Per quanto riguarda la nuova opzione prevista dal Decreto Sostegni bis (articolo 40, dl 73/2021) , si tratta di 26 settimane di cassa integrazione ma con limiti sulla riduzione di orario (quindi non può essere a zero ore) ed accesso condizionato all’impegno a non ridurre i livelli occupazionali. Non solo: è utilizzabile dai soli datori di lavoro privati con un calo di fatturato pari ad almeno il 50% nel primo semestre 2021 rispetto all’analogo periodo 2019 (dunque, sul periodo precedente al Covid) ed è necessario un accordo collettivo aziendale. Dunque, una cassa emergenziale molto limitata e mirata ai casi di maggiore necessità, volta ad evitare gli abusi da un lato ma anche ad incentivare la conservazione di posti di lavoro nei settori più in crisi. Finora, infatti, gli ammortizzatori sociali straordinari previsti per affrontare l’emergenza Covid sono stati accompagnati da un blocco dei licenziamenti che però sta per terminare: il 30 giugno per l’industria e l’edilizia, il 31 ottobre per il commercio e i servizi.

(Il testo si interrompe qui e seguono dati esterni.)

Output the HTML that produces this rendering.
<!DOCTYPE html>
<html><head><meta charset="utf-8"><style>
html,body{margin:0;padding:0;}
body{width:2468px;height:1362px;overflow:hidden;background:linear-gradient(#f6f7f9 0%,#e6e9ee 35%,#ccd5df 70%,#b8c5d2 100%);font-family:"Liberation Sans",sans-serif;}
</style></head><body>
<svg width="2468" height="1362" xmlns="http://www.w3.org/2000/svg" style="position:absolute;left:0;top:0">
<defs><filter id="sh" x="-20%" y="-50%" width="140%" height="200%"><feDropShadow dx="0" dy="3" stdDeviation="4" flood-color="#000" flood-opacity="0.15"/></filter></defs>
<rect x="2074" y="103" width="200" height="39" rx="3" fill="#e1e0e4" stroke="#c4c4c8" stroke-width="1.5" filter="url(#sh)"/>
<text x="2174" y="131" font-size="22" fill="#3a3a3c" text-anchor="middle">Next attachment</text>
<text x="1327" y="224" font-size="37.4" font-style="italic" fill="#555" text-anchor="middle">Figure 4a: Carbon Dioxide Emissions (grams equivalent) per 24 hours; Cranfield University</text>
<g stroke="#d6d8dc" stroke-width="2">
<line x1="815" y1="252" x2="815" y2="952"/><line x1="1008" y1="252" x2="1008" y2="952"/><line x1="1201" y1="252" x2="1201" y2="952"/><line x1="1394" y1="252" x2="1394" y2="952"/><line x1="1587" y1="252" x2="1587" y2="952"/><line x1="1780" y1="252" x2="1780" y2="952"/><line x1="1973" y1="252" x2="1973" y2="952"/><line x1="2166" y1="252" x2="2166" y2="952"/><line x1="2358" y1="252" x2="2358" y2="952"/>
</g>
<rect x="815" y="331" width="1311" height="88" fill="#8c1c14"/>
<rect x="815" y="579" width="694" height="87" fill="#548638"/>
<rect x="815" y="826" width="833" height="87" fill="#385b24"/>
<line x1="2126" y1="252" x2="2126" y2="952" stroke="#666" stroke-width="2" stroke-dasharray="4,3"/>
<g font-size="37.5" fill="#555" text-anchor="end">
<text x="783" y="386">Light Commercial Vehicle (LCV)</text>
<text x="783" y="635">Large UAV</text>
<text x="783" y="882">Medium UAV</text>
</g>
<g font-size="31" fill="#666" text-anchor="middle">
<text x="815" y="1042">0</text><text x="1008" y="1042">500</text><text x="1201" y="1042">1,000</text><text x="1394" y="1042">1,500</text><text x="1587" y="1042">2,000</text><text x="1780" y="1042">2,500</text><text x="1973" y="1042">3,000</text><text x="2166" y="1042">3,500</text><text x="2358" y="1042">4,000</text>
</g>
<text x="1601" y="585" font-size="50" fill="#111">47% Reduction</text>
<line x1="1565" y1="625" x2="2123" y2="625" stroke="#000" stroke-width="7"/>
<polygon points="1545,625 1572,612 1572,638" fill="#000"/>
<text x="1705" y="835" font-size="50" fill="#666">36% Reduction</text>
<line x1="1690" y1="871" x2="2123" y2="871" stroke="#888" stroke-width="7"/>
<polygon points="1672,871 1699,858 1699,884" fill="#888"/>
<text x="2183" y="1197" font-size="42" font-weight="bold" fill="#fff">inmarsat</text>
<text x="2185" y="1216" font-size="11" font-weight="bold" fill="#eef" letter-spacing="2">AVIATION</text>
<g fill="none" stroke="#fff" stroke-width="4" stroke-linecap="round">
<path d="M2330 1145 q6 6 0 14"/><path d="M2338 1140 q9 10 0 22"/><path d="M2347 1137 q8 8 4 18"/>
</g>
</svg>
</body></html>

Questo nuovo ammortizzatore è una sorta di contratto di solidarietà. Gli accordi collettivi aziendali sulla riduzione dell’attività lavorativa sono infatti «finalizzati al mantenimento dei livelli occupazionali nella fase di ripresa delle attività dopo l’emergenza epidemiologica». Tecnicamente, si tratta di una forma di cig straordinaria, aggiuntiva rispetto alle norme di durata massima complessiva previste dal dlsg 148/2015. Quindi, come per la cassa Covid, non intacca il monte ore di cig a disposizione delle imprese. Ma non può però essere a zero ore.

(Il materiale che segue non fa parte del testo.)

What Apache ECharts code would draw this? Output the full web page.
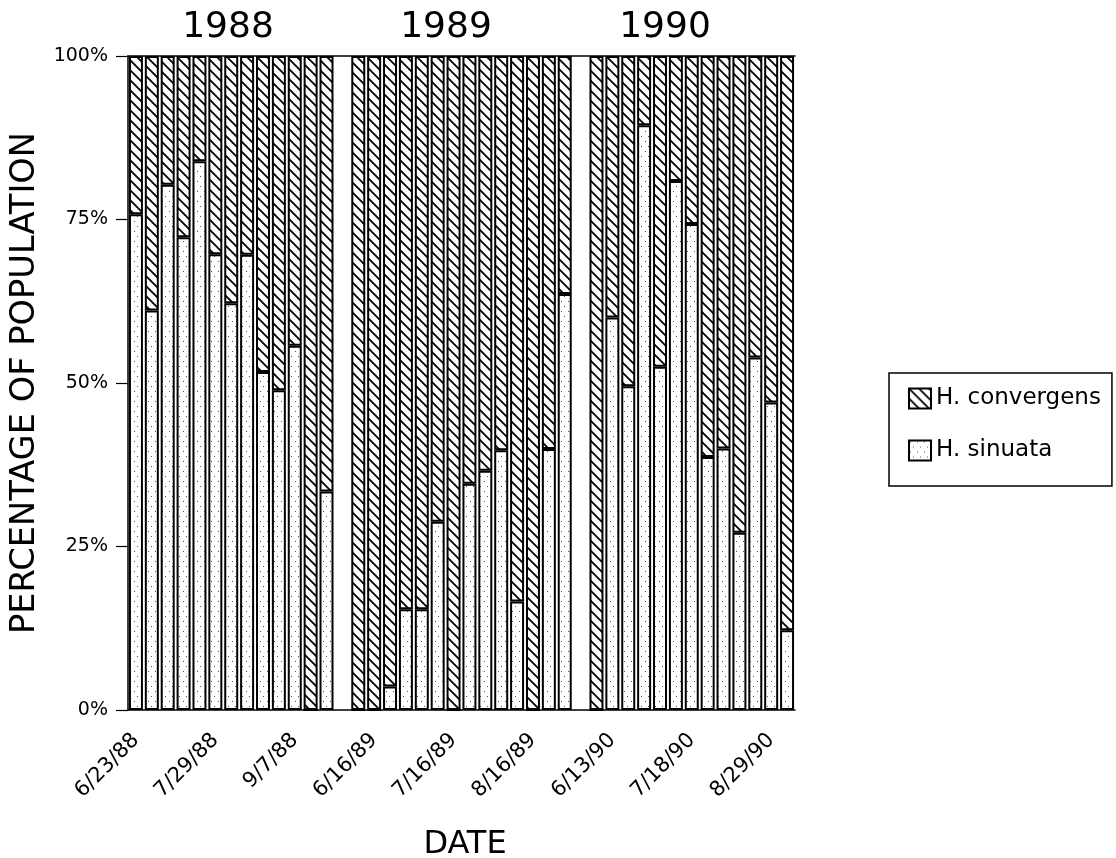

La riduzione di orario non può essere superiore all’80% dell’orario giornaliero, settimanale o mensile dei lavoratori interessati dall’accordo collettivo. E, per ciascun lavoratore, la percentuale di riduzione complessiva dell’orario di lavoro non può superare il 90% nell’arco dell’intero periodo per il quale l’accordo collettivo viene stipulato. La retribuzione (senza eventuali aumenti retributivi previsti nei sei mesi precedenti) è pari al 70% della somma spettante per le ore non lavorate, senza i massimali (articolo 3, comma 5, dlgs 148/2015) previsti per la cig (971,71 euro per stipendi fino a 2mila 102,24 euro e 1167,9 per retribuzioni più alte) né il contributo addizionale. Prevede la contribuzione figurativa ma non si paga contribuzione addizionale. Se intervengono temporanee esigenze di maggior lavoro, l’impresa può rimodulare la cig e quindi la riduzione nei limiti del normale orario di lavoro, specificando le modalità in sede di accordo collettivo.